Como hemos dicho, el viaje de Colinas por el tiempo posee una doble significación, finalmente, convergente: recuento de hechos y experiencias y visita a las fuentes de la memoria. En este último sentido, tal viaje no es en vano. Bellamente, nos dice: Eran años aquellos en los que la juventud se llevó a la adolescencia y el niño que fui quedó olvidado, hasta que hace muy poco lo necesité para que me revelara los símbolos primeros. Los grados de fabulación de la memoria no importan si, en definitiva, perseveran los tesoros de la identidad y la creatividad. Colinas examina, recorre todos esos puntos, lugares y momentos, de la infancia, de la preadolescencia, buscando lo que nos ha confesado: los tramos en que se gestó o descubrió lo que contribuiría fundamentalmente a la formación de su persona y de su talante poético.
La
visión órfica de la naturaleza es un tema notorio en la poesía de Colinas. Tal visión,
en los tiempos que corren, (perdón por frase tan obviamente estereotipada) debiera implicar un carácter
singular en el poeta que la defienda. En efecto, con Colinas, así es. En la
serie de reflexiones breves o fragmentos aforísticos que constituyen su
apéndice a las memorias, el poeta medita sobre los grandes temas de la mística
y de la vida, a través de la observación asombrada de la naturaleza que le rodea. Tierras, piedras,
muros, plantas, pájaros, fuentes, estrellas, noches de verano y tormentas, todo
tipo de criatura, es motivo para el hallazgo de una puesta en escena concreta del símbolo que Colinas se apresura a
notificar. Esta parte del libro tiene un sosegado y fascinador ritmo, pues el
poeta pone a prueba su capacidad de observación y sensibilidad: todo lo que nos
rodea se preña de significación en cuanto la fina indagación se detiene con
curiosidad en torno a un objeto. Para el poeta todo, la naturaleza, el mundo
humano, el cosmos es como una partitura henchida de maravillosa música que hay
que saber leer y descifrar. Nos rodean fragmentos luminosos de futuro y
misterio a la espera del discernimiento. Y, claro, en medio de la exaltación
también se agita la confusión y la duda: las
palabras dan sentido y cauce a nuestras vidas.

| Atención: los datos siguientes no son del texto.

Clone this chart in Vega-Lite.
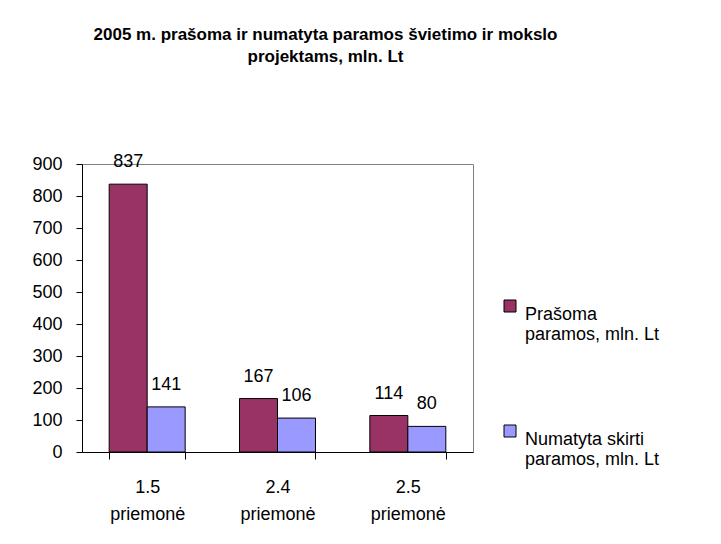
{
  "$schema": "https://vega.github.io/schema/vega-lite/v6.json",
  "width": 391,
  "height": 288,
  "autosize": {"type": "none"},
  "padding": {"left": 82, "top": 164, "right": 248, "bottom": 92},
  "background": "white",
  "title": {
    "text": ["2005 m. prašoma ir numatyta paramos švietimo ir mokslo", "projektams, mln. Lt"],
    "font": "Liberation Sans",
    "fontSize": 17,
    "fontWeight": "bold",
    "color": "black",
    "lineHeight": 22,
    "anchor": "middle",
    "dx": 48,
    "offset": 87
  },
  "config": {
    "view": {"stroke": "#808080", "strokeWidth": 1},
    "font": "Liberation Sans"
  },
  "data": {
    "values": [
      {"priemone": "1.5 priemonė", "serija": "Prašoma paramos, mln. Lt", "value": 837},
      {"priemone": "1.5 priemonė", "serija": "Numatyta skirti paramos, mln. Lt", "value": 141},
      {"priemone": "2.4 priemonė", "serija": "Prašoma paramos, mln. Lt", "value": 167},
      {"priemone": "2.4 priemonė", "serija": "Numatyta skirti paramos, mln. Lt", "value": 106},
      {"priemone": "2.5 priemonė", "serija": "Prašoma paramos, mln. Lt", "value": 114},
      {"priemone": "2.5 priemonė", "serija": "Numatyta skirti paramos, mln. Lt", "value": 80}
    ]
  },
  "encoding": {
    "x": {
      "field": "priemone",
      "type": "nominal",
      "sort": null,
      "scale": {"paddingInner": 0.417, "paddingOuter": 0.2085},
      "axis": {
        "title": null,
        "labelAngle": 0,
        "labelExpr": "split(datum.label, ' ')",
        "labelFont": "Liberation Sans",
        "labelFontSize": 18,
        "labelColor": "black",
        "labelLineHeight": 27,
        "labelPadding": 19,
        "tickBand": "extent",
        "tickSize": 7,
        "tickColor": "black",
        "domainColor": "black",
        "grid": false
      }
    },
    "xOffset": {"field": "serija", "type": "nominal", "sort": null, "scale": {"paddingInner": 0, "paddingOuter": 0}},
    "y": {
      "field": "value",
      "type": "quantitative",
      "scale": {"domain": [0, 900], "nice": false},
      "axis": {
        "title": null,
        "values": [0, 100, 200, 300, 400, 500, 600, 700, 800, 900],
        "labelFont": "Liberation Sans",
        "labelFontSize": 18,
        "labelColor": "black",
        "labelPadding": 14,
        "tickSize": 6,
        "tickColor": "black",
        "domainColor": "black",
        "grid": false
      }
    }
  },
  "layer": [
    {
      "mark": {"type": "bar", "stroke": "black", "strokeWidth": 1},
      "encoding": {
        "color": {
          "field": "serija",
          "type": "nominal",
          "sort": null,
          "scale": {"range": ["#993366", "#9999FF"]},
          "legend": {
            "orient": "none",
            "legendX": 419,
            "legendY": 133,
            "title": null,
            "padding": 0,
            "symbolType": "square",
            "symbolSize": 144,
            "symbolStrokeColor": "black",
            "symbolStrokeWidth": 1,
            "labelExpr": "datum.label == 'Prašoma paramos, mln. Lt' ? ['Prašoma', 'paramos, mln. Lt'] : ['Numatyta skirti', 'paramos, mln. Lt']",
            "labelFont": "Liberation Sans",
            "labelFontSize": 18,
            "labelColor": "black",
            "labelLineHeight": 28,
            "labelOffset": 6,
            "labelBaseline": "top",
            "labelLimit": 300,
            "rowPadding": 78
          }
        }
      }
    },
    {
      "mark": {"type": "text", "baseline": "alphabetic", "dy": -17, "fontSize": 18, "font": "Liberation Sans", "color": "black"},
      "encoding": {"text": {"field": "value", "type": "quantitative"}}
    }
  ]
}
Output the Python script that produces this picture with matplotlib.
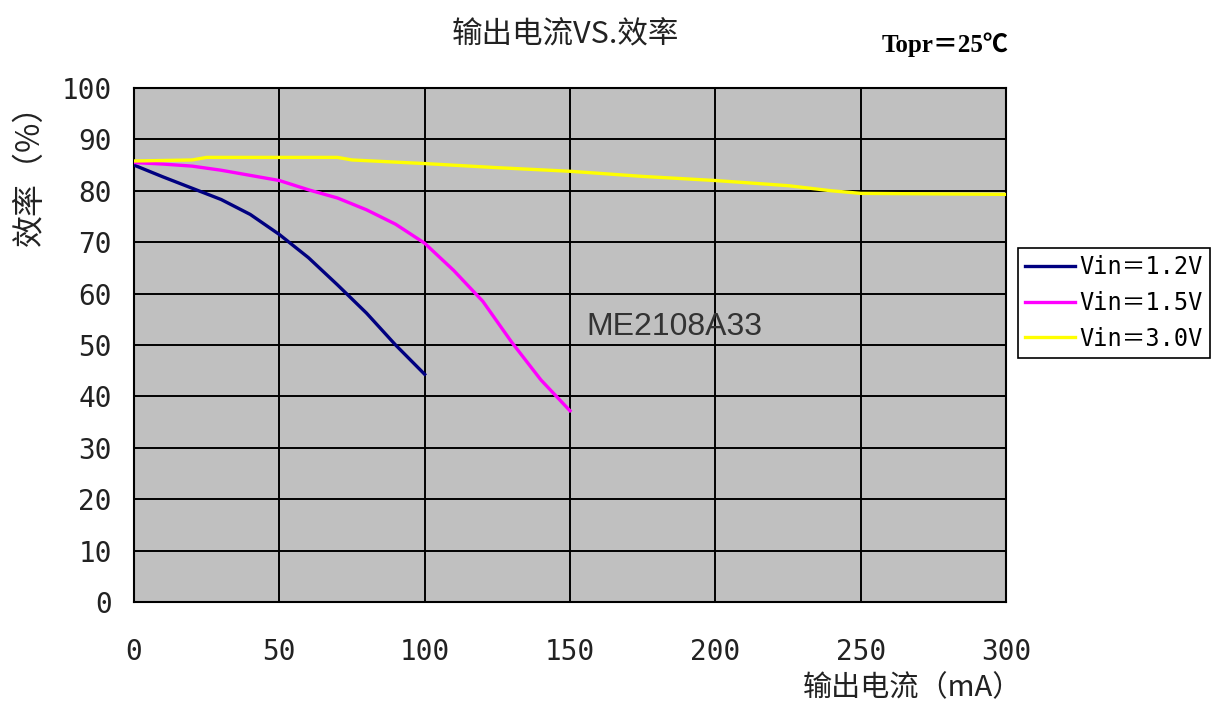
import matplotlib
matplotlib.use("Agg")
import matplotlib.pyplot as plt

# Data
x_12 = [0, 10, 20, 30, 40, 50, 60, 70, 80, 90, 100]
eff_12 = [85, 82.7, 80.5, 78.3, 75.4, 71.5, 67, 61.7, 56.2, 50, 44.3]

x_15 = [0, 10, 20, 30, 40, 50, 60, 70, 80, 90, 100, 110, 120, 130, 140, 150]
eff_15 = [85.5, 85.2, 84.8, 84, 83, 82, 80.2, 78.6, 76.3, 73.5, 69.8, 64.5, 58.5, 50.5, 43.2, 37.2]

x_30 = [0, 20, 25, 70, 75, 100, 125, 150, 175, 200, 225, 240, 250, 275, 300]
eff_30 = [85.8, 86, 86.5, 86.5, 86, 85.3, 84.5, 83.8, 82.8, 82, 81, 80, 79.5, 79.4, 79.3]

labels = ["Vin＝1.2V", "Vin＝1.5V", "Vin＝3.0V"]
colors = ["#000080", "#FF00FF", "#FFFF00"]
xticks = [0, 50, 100, 150, 200, 250, 300]
yticks = [0, 10, 20, 30, 40, 50, 60, 70, 80, 90, 100]

W, H = 1211, 705
fig = plt.figure(figsize=(W / 100, H / 100), dpi=100)
ax = fig.add_axes([134 / W, 1 - 602 / H, (1006 - 134) / W, (602 - 88) / H])
ax.set_facecolor("#C0C0C0")

lines = []
for xs, ys, c, lab in zip([x_12, x_15, x_30], [eff_12, eff_15, eff_30], colors, labels):
    ln, = ax.plot(xs, ys, color=c, lw=2.4, label=lab, zorder=3)
    lines.append(ln)

ax.set_xlim(0, 300)
ax.set_ylim(0, 100)
ax.set_xticks(xticks)
ax.set_yticks(yticks)
ax.grid(True, color="black", lw=1.4, zorder=1)
ax.set_axisbelow(True)
for s in ax.spines.values():
    s.set_color("black")
    s.set_linewidth(1.5)

mono = ["DejaVu Sans Mono", "Noto Sans CJK SC"]
ax.tick_params(axis="both", length=0)
ax.tick_params(axis="x", pad=26)
ax.tick_params(axis="y", pad=16)
for t in ax.get_xticklabels() + ax.get_yticklabels():
    t.set_family(mono)
    t.set_fontsize(20)
    t.set_color("#222222")

cjk = ["Noto Sans CJK SC", "DejaVu Sans"]
fig.text(565 / W, 1 - 35 / H, "输出电流VS.效率", family=cjk, fontsize=22,
         ha="center", va="center", color="#222222")
fig.text(30 / W, 1 - 167 / H, "效率（%）", family=cjk, fontsize=23, rotation=90,
         ha="center", va="center", color="#222222")
fig.text(1022 / W, 1 - 688 / H, "输出电流（mA）", family=cjk, fontsize=21,
         ha="right", va="center", color="#222222")
fig.text(945 / W, 1 - 45 / H, "Topr＝25℃", family=["Liberation Serif", "Noto Sans CJK SC"],
         fontsize=18, fontweight="bold", ha="center", va="center", color="black")
ax.text(186, 53.5, "ME2108A33", family=["Liberation Sans"], fontsize=23,
        ha="center", va="center", color="#333333")

leg = fig.legend(handles=lines, labels=labels, loc="upper left",
                 bbox_to_anchor=(1018 / W, 1 - 248 / H), frameon=True,
                 fancybox=False, edgecolor="black", framealpha=1,
                 prop={"family": mono, "size": 17}, handlelength=2.1,
                 handletextpad=0.2, borderpad=0.3, labelspacing=0.5,
                 borderaxespad=0)
leg.get_frame().set_linewidth(1.2)

fig.savefig("out.png", dpi=100)
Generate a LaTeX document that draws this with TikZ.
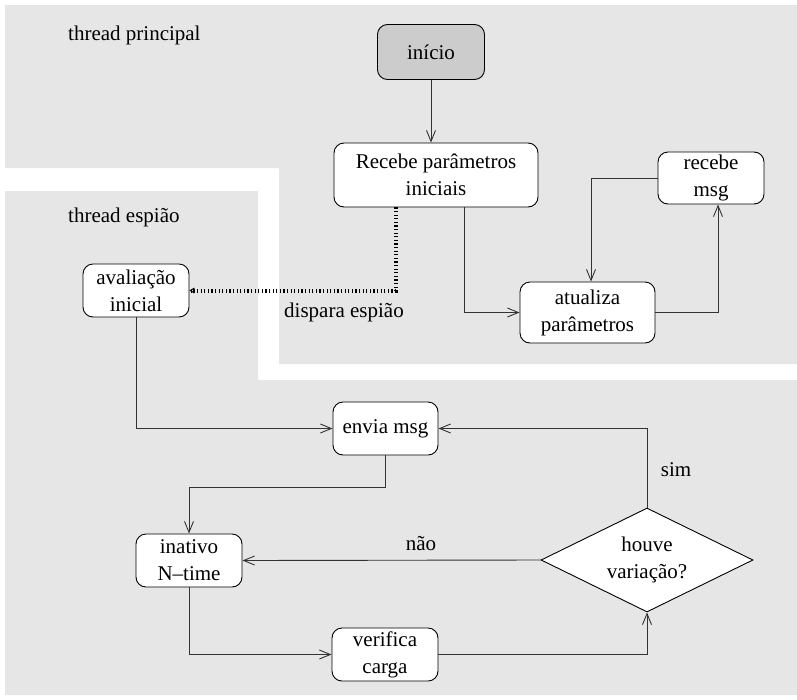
\documentclass[tikz,border=0pt]{standalone}
\usepackage{fontspec}
\setmainfont{Liberation Serif}
\usetikzlibrary{arrows.meta,shapes.geometric,calc}
\definecolor{panel}{HTML}{E6E6E6}
\definecolor{startfill}{HTML}{CCCCCC}
\definecolor{ink}{HTML}{333333}
\tikzset{
  box/.style={draw=black, fill=white, rounded corners=10pt, line width=0.9pt,
    inner sep=0pt, align=center, font=\fontsize{21}{27}\selectfont},
  decision/.style={draw=black, fill=white, diamond, aspect=2, line width=0.9pt,
    inner sep=0pt, align=center, font=\fontsize{21}{27}\selectfont},
  flow/.style={draw=ink, line width=0.9pt, -{Straight Barb[length=11pt,width=9pt]}},
  spy/.style={draw=black, line width=4pt, dash pattern=on 1.2pt off 2.4pt,
    -{Straight Barb[length=4pt,width=5pt,line width=1pt]}},
  lbl/.style={font=\fontsize{21}{27}\selectfont, inner sep=0pt},
}
\begin{document}
\begin{tikzpicture}[x=1pt,y=-1pt]
  \useasboundingbox (0,0) rectangle (797,699);
  % the two thread areas
  \fill[panel] (5,5) -- (797,5) -- (797,364) -- (279,364) -- (279,168) -- (5,168) -- cycle;
  \fill[panel] (5,191) -- (258,191) -- (258,380) -- (797,380) -- (797,695) -- (5,695) -- cycle;

  \node[lbl, anchor=west] (tp) at (68,35) {thread principal};
  \node[lbl, anchor=west] (te) at (68,217) {thread espião};

  % main thread
  \node[box, fill=startfill, minimum width=107pt, minimum height=55pt] (inicio) at (431,52) {início};
  \node[box, minimum width=204pt, minimum height=64pt] (params) at (436,175) {Recebe parâmetros\\iniciais};
  \node[box, minimum width=106pt, minimum height=52pt] (msgin) at (711,178) {recebe\\msg};
  \node[box, minimum width=135pt, minimum height=61pt] (atualiza) at (587.5,312.5) {atualiza\\parâmetros};

  % spy thread
  \node[box, minimum width=106pt, minimum height=53pt] (avalia) at (136,290.5) {avaliação\\inicial};
  \node[box, minimum width=105pt, minimum height=53pt] (envia) at (385.5,428.5) {envia msg};
  \node[box, minimum width=106pt, minimum height=53pt] (inativo) at (189,560.5) {inativo\\N--time};
  \node[box, minimum width=106pt, minimum height=53pt] (verifica) at (385,654.5) {verifica\\carga};
  \node[decision, minimum width=212pt, minimum height=104pt] (houve) at (647,560) {houve\\variação?};

  % main thread connectors
  \draw[flow] (inicio.south) -- (inicio.south |- params.north);
  \draw[flow] ([xshift=28pt]params.south) |- (atualiza.west);
  \draw[flow] (msgin.west) -| ([xshift=3.5pt]atualiza.north);
  \draw[flow] (atualiza.east) -| ([xshift=7pt]msgin.south);

  % spawning the spy thread
  \draw[spy] ([xshift=-40pt]params.south) |- (avalia.east);
  \node[lbl] (dispara) at (344,312) {dispara espião};

  % spy thread connectors
  \coordinate (bend) at (189,487);
  \draw[flow] (avalia.south) |- (envia.west);
  \draw[flow] (houve.north) |- (envia.east);
  \draw[flow] (envia.south) |- (bend) -- (inativo.north);
  \draw[flow] (houve.west) -- (inativo.east);
  \draw[flow] (inativo.south) |- (verifica.west);
  \draw[flow] (verifica.east) -| (houve.south);

  \node[lbl] (sim) at (676,470) {sim};
  \node[lbl] (nao) at (421,544) {não};
\end{tikzpicture}
\end{document}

Nos salvan pero a la vez nos
confunden y perturban. ¡Eterna dualidad! ¿Dónde la palabra sin letras, la que
temblando en los labios debería sanar y salvar para siempre?
Creo que el poeta de verdad crea harmonía con su obra poética y señala lugares oraculares en la realidad. Antonio Colinas me parece que obedece a esta figura.